▸ **WRITTEN TASK**: Scan the following material for the string "React" and copy each line in which it appears.
━━━ DATASET CONTENT ━━━
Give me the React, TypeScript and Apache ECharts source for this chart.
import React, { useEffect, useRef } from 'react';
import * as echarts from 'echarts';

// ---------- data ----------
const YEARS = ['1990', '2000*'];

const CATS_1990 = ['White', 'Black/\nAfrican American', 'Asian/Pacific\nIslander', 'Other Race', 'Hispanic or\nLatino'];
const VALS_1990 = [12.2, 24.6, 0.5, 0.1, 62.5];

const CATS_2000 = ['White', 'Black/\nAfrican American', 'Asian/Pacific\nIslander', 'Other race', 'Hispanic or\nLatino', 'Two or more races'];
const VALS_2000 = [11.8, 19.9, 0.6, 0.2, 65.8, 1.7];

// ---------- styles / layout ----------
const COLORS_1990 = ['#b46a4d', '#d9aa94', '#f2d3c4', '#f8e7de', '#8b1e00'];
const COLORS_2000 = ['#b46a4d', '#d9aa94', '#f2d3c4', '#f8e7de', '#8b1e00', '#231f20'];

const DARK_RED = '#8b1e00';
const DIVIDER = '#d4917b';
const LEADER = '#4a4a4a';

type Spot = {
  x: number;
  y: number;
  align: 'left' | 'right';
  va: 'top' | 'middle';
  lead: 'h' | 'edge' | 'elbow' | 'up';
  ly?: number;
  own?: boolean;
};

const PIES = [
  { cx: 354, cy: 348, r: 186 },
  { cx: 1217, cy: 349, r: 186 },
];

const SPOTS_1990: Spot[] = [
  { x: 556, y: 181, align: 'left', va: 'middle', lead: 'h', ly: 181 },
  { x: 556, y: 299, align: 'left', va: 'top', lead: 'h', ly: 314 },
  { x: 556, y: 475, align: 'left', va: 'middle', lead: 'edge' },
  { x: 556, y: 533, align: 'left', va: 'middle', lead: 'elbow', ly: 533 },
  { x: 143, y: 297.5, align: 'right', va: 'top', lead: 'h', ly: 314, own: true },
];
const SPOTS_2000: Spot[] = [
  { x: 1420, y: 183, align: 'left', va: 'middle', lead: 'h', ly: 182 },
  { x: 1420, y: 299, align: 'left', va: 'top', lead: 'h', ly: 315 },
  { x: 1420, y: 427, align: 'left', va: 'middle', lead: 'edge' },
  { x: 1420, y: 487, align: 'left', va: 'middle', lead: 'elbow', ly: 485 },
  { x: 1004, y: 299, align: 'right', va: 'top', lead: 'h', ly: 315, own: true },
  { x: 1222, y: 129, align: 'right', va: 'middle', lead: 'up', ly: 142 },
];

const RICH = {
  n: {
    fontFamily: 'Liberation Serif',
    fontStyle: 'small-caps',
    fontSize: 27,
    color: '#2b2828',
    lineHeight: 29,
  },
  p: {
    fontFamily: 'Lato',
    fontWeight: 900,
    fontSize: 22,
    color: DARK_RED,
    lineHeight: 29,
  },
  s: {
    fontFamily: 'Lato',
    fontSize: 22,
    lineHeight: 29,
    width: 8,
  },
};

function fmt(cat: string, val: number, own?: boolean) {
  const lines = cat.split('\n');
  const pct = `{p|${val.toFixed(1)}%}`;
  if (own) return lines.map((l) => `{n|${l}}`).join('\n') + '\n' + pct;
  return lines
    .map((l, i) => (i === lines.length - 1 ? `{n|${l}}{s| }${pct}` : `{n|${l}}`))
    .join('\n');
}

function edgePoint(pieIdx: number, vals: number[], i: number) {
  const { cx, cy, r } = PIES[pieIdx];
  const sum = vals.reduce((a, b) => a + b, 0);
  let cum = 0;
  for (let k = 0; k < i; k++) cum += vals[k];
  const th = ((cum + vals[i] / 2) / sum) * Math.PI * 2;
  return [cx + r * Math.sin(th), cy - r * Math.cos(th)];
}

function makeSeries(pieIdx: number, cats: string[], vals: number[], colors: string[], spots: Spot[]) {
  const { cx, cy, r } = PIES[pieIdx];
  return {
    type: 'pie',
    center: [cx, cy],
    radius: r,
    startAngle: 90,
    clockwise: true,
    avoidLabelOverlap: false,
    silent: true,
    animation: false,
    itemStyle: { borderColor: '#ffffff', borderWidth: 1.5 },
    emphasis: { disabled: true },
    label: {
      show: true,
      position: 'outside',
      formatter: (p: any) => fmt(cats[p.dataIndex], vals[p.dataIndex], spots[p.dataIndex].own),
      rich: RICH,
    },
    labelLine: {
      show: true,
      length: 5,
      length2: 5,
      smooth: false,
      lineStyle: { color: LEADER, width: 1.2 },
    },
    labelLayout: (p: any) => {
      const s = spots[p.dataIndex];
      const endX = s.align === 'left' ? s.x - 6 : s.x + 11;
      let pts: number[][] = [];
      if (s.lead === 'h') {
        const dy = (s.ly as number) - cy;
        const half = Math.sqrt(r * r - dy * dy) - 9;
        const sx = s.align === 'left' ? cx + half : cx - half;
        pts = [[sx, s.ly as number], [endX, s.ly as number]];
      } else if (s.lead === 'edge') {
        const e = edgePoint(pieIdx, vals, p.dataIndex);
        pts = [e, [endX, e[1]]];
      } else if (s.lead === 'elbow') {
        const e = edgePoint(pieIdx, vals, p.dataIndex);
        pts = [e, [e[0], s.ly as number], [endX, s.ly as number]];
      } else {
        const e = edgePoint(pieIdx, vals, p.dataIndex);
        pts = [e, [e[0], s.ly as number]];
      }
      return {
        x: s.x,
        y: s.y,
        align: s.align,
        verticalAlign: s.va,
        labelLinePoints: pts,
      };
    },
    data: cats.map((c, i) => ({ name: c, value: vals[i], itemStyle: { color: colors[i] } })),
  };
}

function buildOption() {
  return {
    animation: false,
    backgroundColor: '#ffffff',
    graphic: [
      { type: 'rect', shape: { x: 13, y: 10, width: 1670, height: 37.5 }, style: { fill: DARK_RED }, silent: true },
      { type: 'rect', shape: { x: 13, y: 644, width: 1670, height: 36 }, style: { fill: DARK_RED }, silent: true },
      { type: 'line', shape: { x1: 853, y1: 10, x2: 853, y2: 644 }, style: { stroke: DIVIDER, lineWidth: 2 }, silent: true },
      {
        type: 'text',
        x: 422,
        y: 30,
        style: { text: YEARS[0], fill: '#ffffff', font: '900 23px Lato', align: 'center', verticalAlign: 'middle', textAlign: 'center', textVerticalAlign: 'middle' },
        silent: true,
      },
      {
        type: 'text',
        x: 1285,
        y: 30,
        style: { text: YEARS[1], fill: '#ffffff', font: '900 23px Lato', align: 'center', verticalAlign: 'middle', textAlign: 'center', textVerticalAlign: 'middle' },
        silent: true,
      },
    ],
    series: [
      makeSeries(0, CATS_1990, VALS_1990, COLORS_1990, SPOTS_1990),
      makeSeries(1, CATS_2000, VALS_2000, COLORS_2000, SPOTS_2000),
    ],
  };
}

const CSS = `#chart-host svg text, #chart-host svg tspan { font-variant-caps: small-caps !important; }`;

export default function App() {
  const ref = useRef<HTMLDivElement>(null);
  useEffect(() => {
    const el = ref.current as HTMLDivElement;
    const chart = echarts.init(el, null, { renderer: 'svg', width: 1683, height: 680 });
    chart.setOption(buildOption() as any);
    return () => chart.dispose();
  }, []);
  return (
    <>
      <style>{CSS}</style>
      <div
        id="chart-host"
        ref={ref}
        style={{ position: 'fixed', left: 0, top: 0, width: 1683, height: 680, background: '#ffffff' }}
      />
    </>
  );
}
━━━
▸ **OUTPUT**:
Give me the React, TypeScript and Apache ECharts source for this chart.
import React, { useEffect, useRef } from 'react';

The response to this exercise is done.